Greetings everyone, Hopefully I’m not kicking a dead horse here but I couldn’t find my answer in the other threads.
I’m trying to figure “my” break-even point resulting in me not taking a loss. My understanding is (if long) that my break even point is the trade entry price plus the spread. That makes sense but my understanding is that Oanda is using the half-spread. I’m assuming this means that they utilize half the spread on trade open and half the (current) spread on trade close which makes my real break-even a variable.
If the spread is 3.0 pips on trade open and 6.0 pips on trade close then aren’t they using 4.5 as the actual spread to calculate their commission? Has anyone else ran into this?
Also note I’m using the developer API so this is the only way I know of the half-spread definition.
Any Ideas?
In trading, the “break-even point” doesn’t refer to the spread, in a long trade it is the level which price has risen to above entry at which point the profit equals the capital risked if the stop-loss had been hit.
Going back to the spreads issue, a 9 pips spread is massive. What the heck are you trading to find that?
Sorry I can’t comment directly on commission charge calculations, I am spreadbetting and pay spread only.
Find a broker with near 0 spreads like ic markets raw spread. You pay a small commision per lot but since you wont even be trading a single lot per trade it will be negligible. Avoid scalping as a newbie, try go for 1 to 4 hour timeframe targeting 20+ pips, dont forget you can move stop loss and tp to lock in more profits if the trade is going in your favor.
lol, sorry those were bogus number I was using as an example. I’m typically seeing 1.3 as an average on spread. Isn’t it true that in a long position the break-even is when the bid price goes up to the trade entry point? I think that is the same thing you are saying and I’m just seeing it as the spread because in a long position I’m buying on the Ask price and the spread is the difference between the Ask and the Bid prices. I think we are on the same page.
After further looking into this I think I defined the Break-Even incorrectly. If entering a Long trade then the Break-Even is actually the price of the trade. Since immediately I’m in the red from the price of the trade to the Bid price. That gap is also the spread because I bought at the Ask price and once the Bid price moves up to my trade enter price (previous Ask price) then I break even even though the broker has his commission.
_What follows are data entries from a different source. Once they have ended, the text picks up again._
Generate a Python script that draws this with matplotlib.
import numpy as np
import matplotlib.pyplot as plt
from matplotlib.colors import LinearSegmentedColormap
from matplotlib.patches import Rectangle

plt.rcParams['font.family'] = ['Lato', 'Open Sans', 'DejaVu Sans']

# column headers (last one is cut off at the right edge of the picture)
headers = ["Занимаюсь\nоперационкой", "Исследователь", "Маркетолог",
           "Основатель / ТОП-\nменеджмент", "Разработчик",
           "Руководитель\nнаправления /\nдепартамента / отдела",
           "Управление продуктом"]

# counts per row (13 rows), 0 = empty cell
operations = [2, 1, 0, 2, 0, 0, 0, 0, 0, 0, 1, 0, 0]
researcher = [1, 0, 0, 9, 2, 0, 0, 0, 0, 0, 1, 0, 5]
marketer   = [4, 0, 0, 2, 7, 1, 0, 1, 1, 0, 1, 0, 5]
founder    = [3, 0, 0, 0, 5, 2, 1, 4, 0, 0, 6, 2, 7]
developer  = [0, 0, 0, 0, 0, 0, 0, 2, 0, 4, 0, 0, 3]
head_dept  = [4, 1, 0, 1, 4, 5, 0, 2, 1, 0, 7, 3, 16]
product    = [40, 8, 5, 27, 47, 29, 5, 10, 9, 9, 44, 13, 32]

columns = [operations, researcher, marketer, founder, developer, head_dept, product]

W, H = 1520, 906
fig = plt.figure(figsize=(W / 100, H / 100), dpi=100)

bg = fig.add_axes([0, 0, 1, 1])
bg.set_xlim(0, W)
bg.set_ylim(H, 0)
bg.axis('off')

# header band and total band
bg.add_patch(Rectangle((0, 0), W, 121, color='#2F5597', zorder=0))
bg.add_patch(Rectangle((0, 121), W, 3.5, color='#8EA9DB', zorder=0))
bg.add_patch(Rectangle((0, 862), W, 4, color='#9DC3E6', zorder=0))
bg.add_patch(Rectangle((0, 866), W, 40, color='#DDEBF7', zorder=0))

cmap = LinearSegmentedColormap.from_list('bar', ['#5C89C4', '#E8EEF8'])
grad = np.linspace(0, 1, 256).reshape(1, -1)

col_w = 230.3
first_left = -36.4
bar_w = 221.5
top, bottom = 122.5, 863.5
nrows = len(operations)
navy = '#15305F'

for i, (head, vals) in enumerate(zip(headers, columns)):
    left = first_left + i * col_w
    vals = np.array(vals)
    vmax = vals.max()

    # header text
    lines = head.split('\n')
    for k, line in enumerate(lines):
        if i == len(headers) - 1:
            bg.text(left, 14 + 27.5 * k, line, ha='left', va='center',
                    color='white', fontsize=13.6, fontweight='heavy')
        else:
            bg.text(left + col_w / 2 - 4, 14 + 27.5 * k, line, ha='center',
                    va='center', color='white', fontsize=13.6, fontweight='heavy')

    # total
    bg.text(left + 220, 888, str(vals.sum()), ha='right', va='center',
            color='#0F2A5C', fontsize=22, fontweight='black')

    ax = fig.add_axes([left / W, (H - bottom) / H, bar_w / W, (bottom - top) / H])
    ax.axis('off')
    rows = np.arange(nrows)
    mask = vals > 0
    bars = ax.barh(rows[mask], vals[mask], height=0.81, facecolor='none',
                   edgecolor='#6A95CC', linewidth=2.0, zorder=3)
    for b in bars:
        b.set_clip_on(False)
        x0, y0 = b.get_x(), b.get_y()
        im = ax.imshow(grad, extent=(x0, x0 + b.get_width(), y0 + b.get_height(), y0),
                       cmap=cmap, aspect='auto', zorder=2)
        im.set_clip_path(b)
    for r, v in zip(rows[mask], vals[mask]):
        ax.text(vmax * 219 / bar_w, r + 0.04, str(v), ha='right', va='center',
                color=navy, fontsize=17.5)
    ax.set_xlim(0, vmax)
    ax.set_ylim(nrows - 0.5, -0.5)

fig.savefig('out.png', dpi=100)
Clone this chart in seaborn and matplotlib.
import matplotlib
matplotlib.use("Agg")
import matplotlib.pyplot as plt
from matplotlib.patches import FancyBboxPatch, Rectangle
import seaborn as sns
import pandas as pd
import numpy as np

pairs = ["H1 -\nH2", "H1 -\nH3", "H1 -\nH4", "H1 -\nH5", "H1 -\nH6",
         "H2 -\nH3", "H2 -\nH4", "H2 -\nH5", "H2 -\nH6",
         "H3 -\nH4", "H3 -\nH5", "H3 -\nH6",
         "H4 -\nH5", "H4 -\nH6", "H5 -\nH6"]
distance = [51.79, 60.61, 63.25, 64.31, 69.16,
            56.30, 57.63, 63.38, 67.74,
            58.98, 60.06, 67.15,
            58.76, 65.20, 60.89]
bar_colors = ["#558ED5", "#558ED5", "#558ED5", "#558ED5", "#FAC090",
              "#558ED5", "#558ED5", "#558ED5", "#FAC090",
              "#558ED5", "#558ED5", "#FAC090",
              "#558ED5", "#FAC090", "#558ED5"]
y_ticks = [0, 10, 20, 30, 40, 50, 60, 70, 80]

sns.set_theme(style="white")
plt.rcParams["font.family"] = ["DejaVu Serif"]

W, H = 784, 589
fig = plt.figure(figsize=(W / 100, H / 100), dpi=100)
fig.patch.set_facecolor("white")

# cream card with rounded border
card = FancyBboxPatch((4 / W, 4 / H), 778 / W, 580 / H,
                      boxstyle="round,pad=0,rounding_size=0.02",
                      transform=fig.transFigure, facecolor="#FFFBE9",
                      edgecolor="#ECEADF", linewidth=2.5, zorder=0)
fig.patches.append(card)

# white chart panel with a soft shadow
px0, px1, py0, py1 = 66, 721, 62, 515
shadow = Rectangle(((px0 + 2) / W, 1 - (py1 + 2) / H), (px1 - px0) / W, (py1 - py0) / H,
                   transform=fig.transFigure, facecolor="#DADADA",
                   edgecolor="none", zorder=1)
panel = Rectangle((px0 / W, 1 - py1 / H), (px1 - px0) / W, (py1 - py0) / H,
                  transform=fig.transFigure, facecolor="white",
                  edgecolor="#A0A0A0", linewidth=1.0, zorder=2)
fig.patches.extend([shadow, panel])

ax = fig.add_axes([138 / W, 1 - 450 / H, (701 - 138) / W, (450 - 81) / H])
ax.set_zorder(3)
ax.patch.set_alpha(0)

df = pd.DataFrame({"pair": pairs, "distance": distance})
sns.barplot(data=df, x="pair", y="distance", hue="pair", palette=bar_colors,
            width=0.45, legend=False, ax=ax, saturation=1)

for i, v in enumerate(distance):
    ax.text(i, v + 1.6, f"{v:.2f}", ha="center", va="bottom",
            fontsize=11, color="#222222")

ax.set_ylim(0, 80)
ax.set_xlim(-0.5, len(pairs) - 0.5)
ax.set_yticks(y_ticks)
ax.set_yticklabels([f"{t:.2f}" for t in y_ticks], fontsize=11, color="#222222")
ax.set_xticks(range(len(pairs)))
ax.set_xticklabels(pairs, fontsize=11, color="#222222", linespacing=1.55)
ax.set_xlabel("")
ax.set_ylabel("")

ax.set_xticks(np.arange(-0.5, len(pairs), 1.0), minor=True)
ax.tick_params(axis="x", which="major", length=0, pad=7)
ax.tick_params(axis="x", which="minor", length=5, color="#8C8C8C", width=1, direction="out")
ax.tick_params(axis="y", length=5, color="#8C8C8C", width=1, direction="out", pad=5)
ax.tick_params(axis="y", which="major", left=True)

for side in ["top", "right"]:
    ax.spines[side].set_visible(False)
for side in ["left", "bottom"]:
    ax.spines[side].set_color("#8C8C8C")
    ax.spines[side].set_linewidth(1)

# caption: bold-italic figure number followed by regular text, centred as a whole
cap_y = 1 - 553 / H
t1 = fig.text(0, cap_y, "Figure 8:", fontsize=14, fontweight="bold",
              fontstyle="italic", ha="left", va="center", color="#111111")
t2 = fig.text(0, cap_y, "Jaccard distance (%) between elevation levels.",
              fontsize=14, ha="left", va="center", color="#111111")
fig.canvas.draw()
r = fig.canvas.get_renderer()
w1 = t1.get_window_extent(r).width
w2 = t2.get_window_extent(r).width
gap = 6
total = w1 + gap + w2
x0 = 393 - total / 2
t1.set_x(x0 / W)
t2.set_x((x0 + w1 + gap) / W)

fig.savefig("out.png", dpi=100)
So I don’t think I’m teaching myself anything and more of re-assuring myself that my calculation is correct.
I see a lot of people getting confused between break-even point and spread. When you are in a long trade, the break even point is the level at which the price rises above entry. At this point, the profit is equal to the capital risked if the stop-loss has already been hit.
Breakeven is usually followed by trading discipline. If a trader cannot manage a trade after making a trade, he will be far away from being a profitable trader.
When I started to trade forex, I was not sure about the profits. I realized later that it is very strategy-dependent. It is all in your knowledge and practice.